Reducto as Lakehouse Ingestion Layer
Reducto
This partnership points to Reducto moving up the stack from document extraction vendor to data infrastructure layer inside the systems enterprises already standardize on globally. Databricks is not just another endpoint, it is where large companies centralize governed data, run ML, and increasingly build AI applications across AWS, Azure, and GCP regions. Plugging Reducto output directly into that workflow makes international expansion look like distribution through an existing data footprint, not country by country point integrations.
-
Databricks has become a large global control plane for enterprise data teams, with support across AWS, Azure, and GCP regions, and designated geo features for residency sensitive workloads. For Reducto, that means one integration can travel with customers as they deploy data stacks in Europe, APAC, and regulated environments.
-
The practical workflow is simple. Reducto turns PDFs, scans, and spreadsheets into structured fields, then Databricks users can land that data in lakehouse tables, join it with internal records, and use it in dashboards, model training, or agent workflows. That makes Reducto part of downstream analytics and AI spend, not just an OCR budget line.
-
There is a clear precedent for this strategy in the modern data stack.

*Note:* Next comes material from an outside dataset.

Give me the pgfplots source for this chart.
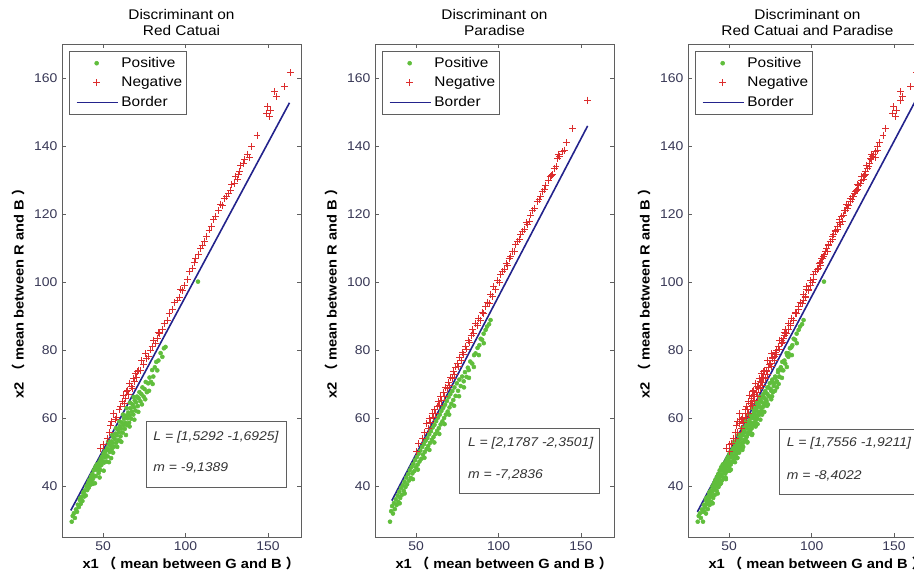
\documentclass[border=0pt]{standalone}
\usepackage{fontspec}
\setmainfont[FakeStretch=1.1]{Liberation Sans}
\newfontfamily\cjk{Noto Sans CJK SC}
\usepackage{pgfplots}
\usepackage{pgfplotstable}
\pgfplotsset{compat=1.18}

\definecolor{posgreen}{RGB}{96,190,60}
\definecolor{negred}{RGB}{220,45,45}
\definecolor{bordblue}{RGB}{35,35,140}
\definecolor{tickcol}{RGB}{55,55,85}
\definecolor{axcol}{RGB}{95,95,95}

% Red Catuai, positive samples
\pgfplotstableread{
x y
30.9 29.5
31.5 31.2
32.2 32.0
32.8 30.6
33.5 33.1
34.1 32.4
34.6 34.5
35.2 33.8
35.8 35.9
36.0 36.4
36.3 34.7
36.9 36.8
37.4 35.6
37.9 37.9
38.2 38.3
38.5 36.9
38.9 38.7
39.4 37.2
39.8 39.9
40.3 38.8
40.7 40.6
41.0 41.0
41.2 39.5
41.6 41.8
42.0 40.3
42.5 42.7
42.9 41.4
43.3 43.5
43.6 40.6
43.8 42.1
44.2 44.6
44.6 43.0
45.0 40.8
45.1 45.5
45.5 42.9
45.9 44.8
46.0 46.2
46.3 46.4
46.8 45.1
47.2 43.8
47.6 47.0
47.8 42.5
48.0 45.9
48.2 44.7
48.5 47.9
48.9 46.2
49.3 48.6
49.8 47.3
50.2 49.5
50.3 44.5
50.6 46.9
50.9 50.2
51.0 48.4
51.5 50.3
51.9 49.0
52.0 47.2
52.3 51.1
52.7 48.7
53.0 53.0
53.2 50.6
53.5 47.0
53.6 52.2
54.0 50.0
54.5 51.8
54.8 48.2
54.9 53.1
55.3 50.9
55.5 55.0
55.7 52.7
56.0 49.8
56.2 54.3
56.6 51.6
57.0 53.8
57.5 55.4
57.7 57.0
57.9 52.7
58.3 54.9
58.5 51.5
58.8 56.6
59.2 53.5
59.6 55.8
59.8 59.0
60.0 57.6
60.3 53.2
60.5 54.6
60.9 56.9
61.0 53.0
61.3 58.7
61.8 55.7
62.0 61.0
62.2 57.9
62.6 59.8
63.1 56.8
63.5 58.6
63.8 55.0
63.9 60.7
64.2 62.9
64.4 57.9
64.8 59.9
65.2 61.6
65.7 58.6
66.0 57.5
66.1 60.8
66.3 64.5
66.5 62.9
67.0 59.8
67.4 61.9
67.8 64.0
68.3 61.0
68.5 66.2
68.7 63.2
68.9 59.5
69.1 65.2
69.6 62.2
70.0 64.6
70.5 66.3
71.0 63.5
71.3 61.8
71.5 65.8
72.0 67.6
72.6 64.9
73.2 67.0
73.5 64.0
73.8 69.0
74.5 66.3
75.1 68.5
75.5 65.5
75.8 70.6
76.5 67.6
77.3 70.2
77.8 68.0
78.1 71.9
79.0 70.6
79.7 74.1
80.0 70.0
80.4 72.2
81.3 74.9
82.2 76.5
82.8 74.0
83.5 76.9
84.8 79.1
85.9 78.0
86.8 80.5
87.8 80.9
107.5 100.1
}\rcpos

% Red Catuai, negative samples
\pgfplotstableread{
x y
48.2 51.1
50.1 52.3
52.3 54.0
53.6 55.8
54.5 57.8
55.2 58.9
56.3 61.4
57.2 59.5
58.0 60.2
59.6 62.4
60.5 63.5
61.4 64.8
62.2 66.7
62.8 64.2
63.4 65.8
64.0 67.9
64.8 68.2
65.1 66.9
66.2 70.3
66.9 69.4
67.5 68.7
68.3 71.6
68.9 70.8
69.5 73.1
70.1 72.0
70.9 73.6
71.5 74.1
72.6 74.1
73.4 76.8
74.6 75.6
75.8 78.9
76.5 77.4
77.6 78.0
78.7 80.0
79.7 81.0
80.6 82.9
81.5 81.9
82.7 83.4
83.3 85.1
84.2 84.8
85.8 85.9
86.9 87.7
88.8 88.8
89.9 90.6
91.9 91.8
93.0 93.9
94.9 94.7
96.1 95.5
97.0 97.9
98.0 97.6
99.5 98.9
101.0 100.6
102.3 103.1
104.1 104.0
105.2 105.6
106.1 107.0
107.8 108.1
109.1 109.9
110.3 110.6
111.2 111.9
112.9 113.5
114.2 115.3
115.6 116.2
117.0 118.4
118.3 119.2
120.1 121.0
121.2 122.9
122.4 122.6
123.4 124.6
125.0 125.2
126.2 126.0
127.4 127.0
128.1 128.7
129.5 129.0
130.2 130.9
131.2 130.3
132.0 131.5
132.5 132.4
133.4 134.3
135.2 134.8
136.0 136.1
137.6 137.4
138.5 136.7
140.1 139.8
143.3 143.2
149.2 149.6
149.8 151.6
150.9 148.8
151.5 150.5
154.0 156.0
154.9 154.5
160.0 157.4
163.6 161.6
}\rcneg

% Paradise, positive samples
\pgfplotstableread{
x y
34.1 29.5
34.8 32.6
35.4 34.1
35.9 31.9
36.5 35.0
37.0 33.2
37.6 36.1
38.1 34.4
38.7 37.2
39.2 35.3
39.7 38.3
40.0 34.9
40.3 36.5
40.8 39.4
41.3 37.4
41.9 40.2
42.4 38.6
42.9 41.3
43.0 37.8
43.5 39.7
44.0 42.5
44.5 40.5
45.1 43.5
45.6 41.6
46.1 44.6
46.7 42.4
47.2 45.6
47.7 43.7
48.0 42.0
48.3 46.5
48.8 44.4
49.3 47.6
49.9 45.5
50.4 48.5
50.9 46.3
51.0 44.8
51.5 49.5
52.0 47.2
52.5 50.4
53.1 48.0
53.6 51.5
54.1 49.2
54.7 52.3
55.0 48.3
55.2 50.0
55.7 53.3
56.3 50.9
56.8 54.1
57.3 51.8
57.9 55.2
58.0 50.6
58.4 52.7
58.9 56.1
59.5 53.6
60.0 57.2
60.5 54.4
61.0 52.8
61.1 58.0
61.6 55.3
62.1 59.1
62.7 56.2
63.2 60.1
63.7 57.0
64.0 55.3
64.3 61.0
64.8 58.1
65.3 62.1
65.9 59.0
66.4 63.0
66.9 60.0
67.2 58.2
67.5 63.9
68.0 61.0
68.6 65.0
69.1 61.9
69.6 66.1
70.0 61.0
70.2 63.1
70.7 67.0
71.3 64.2
71.9 67.9
72.5 65.3
73.0 63.6
73.2 69.0
73.9 66.5
74.6 70.2
75.4 68.0
76.0 66.4
76.2 71.3
77.0 69.4
77.9 72.2
78.8 70.8
79.0 69.0
79.6 73.5
80.5 72.1
81.3 74.8
81.9 74.1
82.0 71.8
82.8 76.6
84.0 76.0
85.0 75.0
85.1 78.5
86.0 79.0
87.2 80.6
88.0 78.5
88.3 81.4
89.1 83.3
90.0 83.0
90.9 84.8
91.0 82.0
92.1 85.9
93.0 86.9
94.2 87.6
95.1 88.8
}\papos

% Paradise, negative samples
\pgfplotstableread{
x y
50.4 50.1
51.3 52.6
53.9 54.0
55.2 55.6
56.5 58.4
57.3 56.8
57.9 59.9
58.8 58.6
59.6 61.2
60.3 60.1
61.1 62.6
61.9 61.3
62.6 63.3
63.3 64.9
64.0 63.8
64.8 66.2
65.6 65.1
66.3 67.4
67.0 66.3
67.7 68.9
68.7 68.7
69.4 70.5
70.2 69.6
70.9 71.8
71.8 71.7
72.6 73.6
73.3 72.8
74.0 75.0
74.8 76.1
75.6 75.2
76.5 77.7
77.3 76.8
78.1 79.2
78.9 78.6
79.9 81.0
80.7 80.3
81.6 82.7
82.5 82.1
83.3 84.3
84.0 86.0
85.0 84.9
86.0 87.9
87.0 87.1
88.0 89.3
89.1 88.8
90.2 91.1
91.1 90.6
92.1 92.7
93.2 94.0
94.3 93.8
95.2 96.2
96.1 95.8
97.1 98.6
98.2 97.9
99.3 100.4
100.4 99.9
101.4 102.1
102.3 103.0
103.5 103.7
104.5 105.5
105.5 104.9
106.4 106.8
107.3 107.4
108.5 109.1
109.6 109.0
110.5 111.1
111.4 111.9
112.6 112.6
113.5 114.0
114.4 114.8
115.6 115.5
116.7 117.4
117.6 116.8
118.5 117.7
119.5 119.7
120.8 120.9
122.0 121.6
123.4 123.6
124.5 124.2
125.6 125.1
126.4 126.5
127.6 127.1
128.7 128.5
130.1 129.8
131.2 131.0
132.1 131.2
132.7 131.5
133.7 133.4
134.8 133.9
135.8 136.4
136.2 137.6
136.8 136.9
138.9 138.3
139.8 138.8
140.9 141.0
145.0 145.2
154.1 153.5
}\paneg

\pgfplotsset{
  panel/.style={
    scale only axis, width=179.25pt, height=369.75pt,
    xmin=25, xmax=170, ymin=25, ymax=170,
    xtick={50,100,150}, ytick={40,60,...,160},
    tick align=inside, major tick length=3pt,
    axis line style={axcol, line width=0.6pt},
    every tick/.style={axcol, line width=0.6pt},
    /pgf/number format/assume math mode=true,
    ticklabel style={font=\fontsize{9.5}{12}\selectfont, text=tickcol},
    title style={font=\fontsize{10.5}{11.5}\selectfont, align=center, yshift=-3pt},
    label style={font=\fontsize{10}{12}\selectfont\bfseries},
    xlabel style={xshift=7pt, yshift=2pt},
    xlabel={x1 {\cjk （} mean between G and B {\cjk ）}},
    ylabel={x2 {\cjk （} mean between R and B {\cjk ）}},
    legend style={at={(0.029,0.986)}, anchor=north west, draw=axcol,
      font=\fontsize{10.5}{12}\selectfont, inner xsep=1pt, inner ysep=2.5pt,
      row sep=1.5pt},
    legend cell align=left,
  },
  mypos/.style={only marks, mark=*, mark size=1.5pt, color=posgreen,
    mark options={draw=posgreen, fill=posgreen},
    legend image code/.code={\path (-4pt,0pt) (31pt,0pt);
      \fill[posgreen] (15pt,0pt) circle[radius=1.5pt];}},
  myneg/.style={only marks, mark=+, mark size=2.6pt, color=negred,
    mark options={draw=negred, line width=0.7pt},
    legend image code/.code={\path (-4pt,0pt) (31pt,0pt);
      \draw[negred, line width=0.6pt] (12.4pt,0pt) -- (17.6pt,0pt)
        (15pt,-2.6pt) -- (15pt,2.6pt);}},
  mybord/.style={no marks, color=bordblue, line width=1.2pt,
    legend image code/.code={\path (-4pt,0pt) (31pt,0pt);
      \draw[bordblue, line width=1pt] (0pt,0pt) -- (31pt,0pt);}},
}

\begin{document}
\begin{tikzpicture}
\path[use as bounding box] (0,0) rectangle (685.5pt,431.25pt);
\begin{scope}
\clip (0,0) rectangle (685.5pt,431.25pt);

\begin{axis}[panel, at={(46.5pt,28.5pt)}, anchor=south west,
  title={Discriminant on\\Red Catuai}]
\addplot[mypos] table {\rcpos};
\addplot[myneg] table {\rcneg};
\addplot[mybord] coordinates {(30.3,32.8) (163,152.7)};
\legend{Positive,Negative,Border}
\draw[axcol] (axis cs:76,58.9) rectangle (axis cs:161,39.5);
\node[anchor=base west, inner sep=0pt, text=black!80, font=\fontsize{9.5}{12}\selectfont\itshape] at (axis cs:80.3,53.5) {L = [1,5292 -1,6925]};
\node[anchor=base west, inner sep=0pt, text=black!80, font=\fontsize{9.5}{12}\selectfont\itshape] at (axis cs:80.3,44.2) {m = -9,1389};
\end{axis}

\begin{axis}[panel, at={(281.25pt,28.5pt)}, anchor=south west,
  title={Discriminant on\\Paradise}]
\addplot[mypos] table {\papos};
\addplot[myneg] table {\paneg};
\addplot[mybord] coordinates {(35.2,35.7) (154,145.9)};
\legend{Positive,Negative,Border}
\draw[axcol] (axis cs:76.2,57.1) rectangle (axis cs:161.2,37.9);
\node[anchor=base west, inner sep=0pt, text=black!80, font=\fontsize{9.5}{12}\selectfont\itshape] at (axis cs:81.3,51.6) {L = [2,1787 -2,3501]};
\node[anchor=base west, inner sep=0pt, text=black!80, font=\fontsize{9.5}{12}\selectfont\itshape] at (axis cs:81.3,42.3) {m = -7,2836};
\end{axis}

\begin{axis}[panel, at={(516pt,28.5pt)}, anchor=south west,
  title={Discriminant on\\Red Catuai and Paradise}]
\addplot[mypos] table {\rcpos};
\addplot[myneg] table {\rcneg};
\addplot[mybord] coordinates {(30.7,32.4) (164,154.2)};
\addplot[mypos, forget plot] table {\papos};
\addplot[myneg, forget plot] table {\paneg};
\legend{Positive,Negative,Border}
\draw[axcol] (axis cs:80.3,56.7) rectangle (axis cs:165,37.6);
\node[anchor=base west, inner sep=0pt, text=black!80, font=\fontsize{9.5}{12}\selectfont\itshape] at (axis cs:84.8,51.6) {L = [1,7556 -1,9211]};
\node[anchor=base west, inner sep=0pt, text=black!80, font=\fontsize{9.5}{12}\selectfont\itshape] at (axis cs:84.8,42) {m = -8,4022};
\end{axis}
\end{scope}
\end{tikzpicture}
\end{document}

Companies like Immuta and dbt won adoption by going deep on a small number of major platforms, because large enterprises often run several warehouses at once and want tools that fit native workflows with minimal change management. Depth of integration matters more than breadth of logo count.
The next step is likely a broader warehouse and lakehouse matrix, with Snowflake, BigQuery, and similar platforms turning Reducto into a standard ingestion layer for unstructured data. If that happens, Reducto becomes harder to rip out, because replacing it would mean reworking not just document parsing, but the tables, pipelines, and AI workflows built on top of its output.